Our Western culture, steeped in its individuality and conceit of endless achievement, does not do well with grief for long. Grief not only slows down production, but it also makes other people feel uncomfortable things. Perhaps they think about the uncertainty in the world, or doubts about their own beliefs, or some unfinished business of their own. We are not taught how to feel, or even to know what we feel. What’s more, we are not isolated individuals disconnected from the rest of humanity. Whether we admit it or not, we’ve all had those “coincidental” happenings that tell us we are connected in some mysterious way. And, regardless of whatever we’ve been told about what happens after death, the grief, loss, and empty place in the survivors’ world are very real.

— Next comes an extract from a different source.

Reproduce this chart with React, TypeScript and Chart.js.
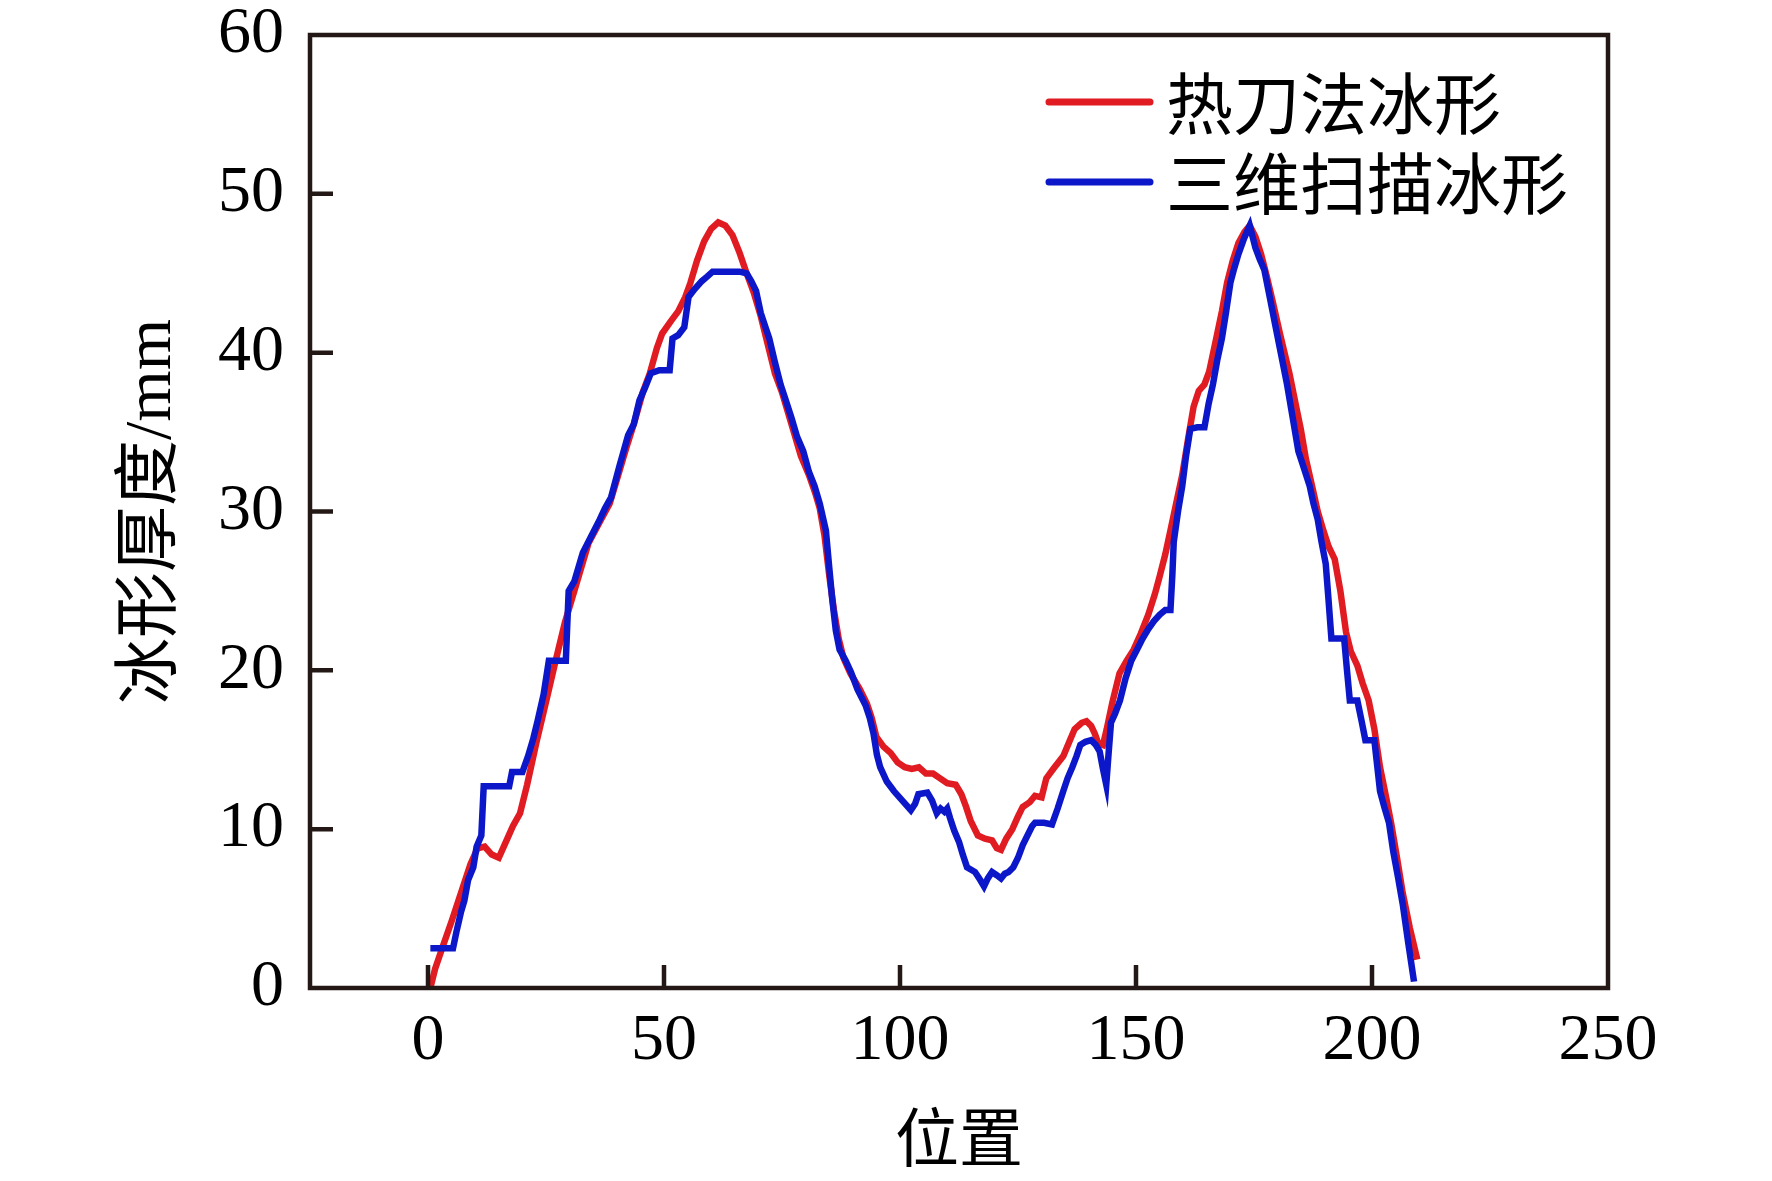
import React, { useEffect, useRef } from 'react';
import { Chart, registerables } from 'chart.js';

Chart.register(...registerables);

// 热刀法冰形 (red)
const hotKnifeX = [0.5, 1.5, 3, 5, 7, 9, 10.5, 12, 13.5, 15, 16.5, 18, 19.5, 21, 23, 25, 26.8, 29, 31.5, 34, 36.5, 38.5, 40, 42, 43.6, 45.5, 47, 48.5, 49.6, 51.5, 53, 54.5, 55.6, 57, 58.5, 60, 61.5, 63, 64.5, 66, 67.5, 69, 70.5, 72, 73.5, 75, 77, 79, 80.7, 82, 83, 84, 85, 86, 87, 88, 89.5, 91.5, 93, 94, 95, 96.5, 98, 99.5, 101, 102.5, 104, 105.5, 107, 108.5, 110, 111.8, 113, 114, 115, 116.5, 118, 119.5, 120.5, 121.4, 122.5, 123.8, 125, 126, 127.5, 128.6, 130, 131, 132.5, 134.6, 136, 137, 138.5, 139.5, 140.5, 141.3, 142, 143, 143.8, 145, 146.5, 148, 149.5, 151, 152.6, 154, 155, 156.2, 157.3, 158.5, 159.8, 161, 162.2, 163.3, 164.5, 165.5, 167, 168.2, 169.3, 170.5, 171.7, 173, 174.1, 175.3, 176.5, 177.7, 178.9, 180.5, 182.5, 184, 184.9, 186, 187.3, 188.5, 189.7, 190.8, 192.1, 193.3, 194.5, 195.5, 196.9, 198, 199.3, 200.5, 201.7, 203, 204.1, 205.3, 206.5, 208, 209.6];
const hotKnifeY = [0, 1.2, 2.5, 4.2, 6, 7.8, 8.8, 8.9, 8.4, 8.2, 9.2, 10.2, 11, 12.8, 15.5, 18, 20.3, 23, 25.5, 28, 29.4, 30.5, 32, 34, 35.5, 37.5, 38.7, 40.3, 41.2, 42, 42.6, 43.5, 44.4, 45.8, 47, 47.8, 48.2, 48, 47.4, 46.3, 45, 43.8, 42.3, 40.5, 38.7, 37.5, 35.5, 33.5, 32.3, 31.2, 30.2, 28.5, 26, 23.8, 22, 20.8, 19.8, 18.8, 17.9, 17, 15.8, 15.2, 14.8, 14.2, 13.9, 13.8, 13.9, 13.5, 13.5, 13.2, 12.9, 12.8, 12.2, 11.4, 10.5, 9.6, 9.4, 9.3, 8.8, 8.7, 9.4, 10, 10.8, 11.4, 11.7, 12.1, 12, 13.2, 13.8, 14.6, 15.6, 16.3, 16.7, 16.8, 16.5, 16, 15.4, 15.3, 16.3, 18, 19.8, 20.6, 21.3, 22.3, 23.5, 24.8, 25.9, 27.3, 28.8, 30.5, 32.3, 34.5, 36.6, 37.6, 38, 38.8, 40.9, 42.6, 44.4, 45.8, 46.9, 47.6, 48, 47.3, 46.2, 44.8, 43.3, 41.2, 38.7, 36.5, 35.2, 33.3, 31.6, 30, 28.8, 27.8, 27, 25, 22.4, 21.2, 20.3, 19.2, 18.1, 16.3, 13.9, 12, 10.3, 8.2, 6, 3.8, 1.8];

// 三维扫描冰形 (blue)
const scanX = [0.5, 5.3, 6, 7, 7.7, 8.5, 9.6, 10.3, 11.3, 11.8, 14, 17.2, 17.8, 20, 21.2, 22.3, 23.2, 24.5, 25.6, 27, 29.2, 29.8, 31, 32.8, 34.5, 36.4, 37.5, 38.8, 40.5, 42.4, 43.6, 44.8, 46, 47.2, 49, 51.2, 51.8, 53, 54.3, 55.2, 56.5, 58, 59.2, 60.3, 63, 66, 67.5, 68.5, 69.5, 70.5, 71.5, 72.3, 73.5, 74.7, 75.8, 77, 78.2, 79.5, 80.7, 81.9, 83, 84.3, 85, 85.6, 86.4, 87.2, 88.5, 89.6, 91, 92.7, 93.6, 94.4, 95.1, 95.8, 97.2, 98.7, 100.5, 102.3, 103.2, 103.9, 105.8, 106.8, 107.8, 108.6, 109.4, 110, 110.6, 111.5, 112.5, 113.3, 114.2, 115.9, 117, 117.8, 118.6, 119.5, 120.5, 121.4, 122.2, 123, 124, 125, 126, 127, 128, 128.6, 130.5, 132.2, 133.4, 134.6, 135.5, 136.5, 137.4, 138.2, 139.3, 140.5, 141.5, 142.3, 143, 143.7, 144.2, 144.7, 145.6, 146.6, 147.8, 149, 150.2, 151.4, 152.6, 153.8, 155, 156.2, 157.3, 157.7, 158, 158.9, 159.8, 160.6, 161.5, 163, 164.5, 165.4, 166.3, 167.2, 168.2, 169.1, 170, 170.8, 171.7, 172.9, 174.1, 174.7, 175.3, 176.2, 177.2, 178.4, 179.6, 180.8, 182, 183.2, 184.4, 185.6, 186.8, 187.6, 188.5, 189.3, 190.2, 190.8, 191.4, 192.8, 194.1, 194.7, 195.3, 196.9, 197.8, 198.6, 200.5, 201.1, 201.7, 202.6, 203.6, 204.5, 205.5, 206.5, 207.7, 208.9];
const scanY = [2.5, 2.5, 3.5, 4.8, 5.5, 6.8, 7.6, 8.9, 9.6, 12.7, 12.7, 12.7, 13.6, 13.6, 14.6, 15.7, 16.8, 18.5, 20.6, 20.6, 20.6, 25, 25.6, 27.4, 28.4, 29.5, 30.2, 30.9, 32.8, 34.8, 35.5, 37, 37.8, 38.7, 38.9, 38.9, 40.9, 41.1, 41.6, 43.5, 44, 44.5, 44.8, 45.1, 45.1, 45.1, 45, 44.5, 43.9, 42.5, 41.6, 40.9, 39.4, 38, 37, 35.9, 34.7, 33.8, 32.5, 31.6, 30.5, 28.8, 26.5, 24.6, 22.5, 21.3, 20.6, 19.9, 18.8, 17.8, 17, 16, 14.7, 13.9, 13, 12.4, 11.8, 11.2, 11.6, 12.2, 12.3, 11.8, 11, 11.3, 11.1, 11.3, 10.7, 9.9, 9.2, 8.4, 7.6, 7.3, 6.8, 6.4, 6.9, 7.3, 7.1, 6.9, 7.2, 7.3, 7.6, 8.2, 9, 9.6, 10.2, 10.4, 10.4, 10.3, 11.3, 12.4, 13.2, 13.9, 14.6, 15.3, 15.5, 15.6, 15.3, 14.9, 13.8, 12.8, 14.8, 16.7, 17.3, 18.1, 19.5, 20.6, 21.3, 22, 22.6, 23.1, 23.5, 23.8, 23.8, 26, 28.1, 30, 31.6, 33.5, 35.2, 35.3, 35.3, 36.8, 38, 39.5, 40.9, 42.6, 44.4, 45.3, 46.2, 47.2, 48, 47.3, 46.6, 45.9, 45.2, 43.4, 41.6, 39.8, 38, 35.9, 33.8, 32.7, 31.6, 30.5, 29.5, 28.1, 26.7, 24.4, 22, 22, 22, 20, 18.1, 18.1, 16.8, 15.6, 15.6, 14, 12.4, 11.4, 10.4, 8.6, 7, 5.3, 2.8, 0.4];

const seriesNames = ['热刀法冰形', '三维扫描冰形'];
const xTicks = [0, 50, 100, 150, 200, 250];
const yTicks = [0, 10, 20, 30, 40, 50, 60];

const RED = '#E01B22';
const BLUE = '#0B17C9';
const INK = '#231815';
const SERIF = "'Liberation Serif', 'Times New Roman', serif";
const CJK = "'Liberation Serif', 'Noto Sans CJK SC', serif";

const toPoints = (xs: number[], ys: number[]) => xs.map((x, i) => ({ x, y: ys[i] }));

// frame, inward ticks and legend
const framePlugin = {
  id: 'frame',
  afterDraw(chart: any) {
    const { ctx, chartArea: a, scales } = chart;
    ctx.save();
    ctx.strokeStyle = INK;
    ctx.lineWidth = 4.5;
    ctx.lineCap = 'butt';
    ctx.beginPath();
    scales.x.ticks.forEach((t: any) => {
      if (t.value <= scales.x.min || t.value >= scales.x.max) return;
      const px = scales.x.getPixelForValue(t.value);
      ctx.moveTo(px, a.bottom);
      ctx.lineTo(px, a.bottom - 23);
    });
    scales.y.ticks.forEach((t: any) => {
      if (t.value <= scales.y.min || t.value >= scales.y.max) return;
      const py = scales.y.getPixelForValue(t.value);
      ctx.moveTo(a.left, py);
      ctx.lineTo(a.left + 23, py);
    });
    ctx.stroke();
    ctx.strokeRect(a.left, a.top, a.right - a.left, a.bottom - a.top);

    const colors = [RED, BLUE];
    const rows = [a.top + 67, a.top + 147];
    const lx = a.right - 559;
    ctx.lineCap = 'round';
    ctx.lineWidth = 7;
    ctx.font = "67px 'Noto Sans CJK SC', sans-serif";
    ctx.textBaseline = 'middle';
    ctx.textAlign = 'left';
    seriesNames.forEach((name, i) => {
      ctx.strokeStyle = colors[i];
      ctx.beginPath();
      ctx.moveTo(lx, rows[i]);
      ctx.lineTo(lx + 101, rows[i]);
      ctx.stroke();
      ctx.fillStyle = '#000';
      ctx.fillText(name, lx + 117, rows[i] + 2);
    });
    ctx.restore();
  },
};

const App: React.FC = () => {
  const canvasRef = useRef<HTMLCanvasElement | null>(null);

  useEffect(() => {
    if (!canvasRef.current) return;
    const chart = new Chart(canvasRef.current, {
      type: 'line',
      data: {
        datasets: [
          {
            label: seriesNames[0],
            data: toPoints(hotKnifeX, hotKnifeY),
            borderColor: RED,
            backgroundColor: RED,
            borderWidth: 6.5,
            pointRadius: 0,
            tension: 0,
            order: 1,
          },
          {
            label: seriesNames[1],
            data: toPoints(scanX, scanY),
            borderColor: BLUE,
            backgroundColor: BLUE,
            borderWidth: 6.5,
            pointRadius: 0,
            tension: 0,
            order: 0,
          },
        ],
      },
      options: {
        animation: false,
        responsive: true,
        maintainAspectRatio: false,
        layout: { padding: { top: 35, right: 164, left: 0, bottom: 0 } },
        plugins: { legend: { display: false }, tooltip: { enabled: false } },
        scales: {
          x: {
            type: 'linear',
            min: -25,
            max: 250,
            afterBuildTicks: (s: any) => {
              s.ticks = xTicks.map((v) => ({ value: v }));
            },
            afterFit: (s: any) => {
              s.height = 193;
            },
            grid: { display: false, drawTicks: false, tickLength: 0 },
            border: { display: false },
            ticks: {
              color: '#000',
              padding: 21,
              maxRotation: 0,
              font: { family: SERIF, size: 66, lineHeight: 1 },
            },
            title: {
              display: true,
              text: '位置',
              color: '#000',
              padding: { top: 0, bottom: 0 },
              font: { family: CJK, size: 64, lineHeight: 1.15 },
            },
          },
          y: {
            type: 'linear',
            min: 0,
            max: 60,
            afterBuildTicks: (s: any) => {
              s.ticks = yTicks.map((v) => ({ value: v }));
            },
            afterFit: (s: any) => {
              s.width = 310;
              s.paddingTop = 0;
              s.paddingBottom = 0;
            },
            grid: { display: false, drawTicks: false, tickLength: 0 },
            border: { display: false },
            ticks: {
              color: '#000',
              padding: 26,
              font: { family: SERIF, size: 66, lineHeight: 1 },
            },
            title: {
              display: true,
              text: '冰形厚度/mm',
              color: '#000',
              padding: { top: 113, bottom: 0 },
              font: { family: CJK, size: 66 },
            },
          },
        },
      },
      plugins: [framePlugin],
    });
    return () => chart.destroy();
  }, []);

  return (
    <div style={{ position: 'fixed', left: 0, top: 0, width: 1772, height: 1181, background: '#fff' }}>
      <canvas ref={canvasRef}></canvas>
    </div>
  );
};

export default App;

When an open-hearted person loses someone dear, I think they feel more than their own grief – although that would be enough. After all, they have lost a cherished presence: the sound of a voice, a body’s image, a touch; reminders of their mutual interests; the things they inspired and provoked from each other. Again, one would think that would be enough.
I often think, though, that the departed also have grief about what they’ve left behind in this world. And I also think the love they’ve felt for us is not just between bodies but is also a bridge from soul to soul. Thus, for a time, they also feel the loss of the sensory world as they’ve known it with its sounds and music, beauty, and touch. And of course they feel the loss in their departure from those they love. The sensitive survivor will – in addition to their own – feel the grief that the departed one feels. After sharing lives, experiences, thoughts, and emotions, two bonded individuals continue – at least for a while – to experience this shared grief of their separating. It’s a departure for both of them. This grief is not just some hormonal reaction of the body. The grief has its own existence (“energy”, if you will) and, like any emotion, we can feel our own as well as another’s.
In addition to this shared grief among people living and departed, I also imagine that the Earth herself misses those footsteps on the ground, misses that body leaning against her trees, misses this individual’s movement through the air, and misses that breath that feeds her plant life. We are all companions to the other creatures on our Earth, and the sensitive survivor may sense the Earth’s grief as well, even as Mother Earth welcomes the body’s elements back to her. Thus, when we grieve, we are sharing a loss that touches other hearts – including the one that is going on.
What to do about all this? Nothing, really. It may be enough to know that, in addition to our own very real loss and grief, we are also carrying the grief of the one we lost, along with the grief of the others – visible and invisible – who have been touched by that one precious life.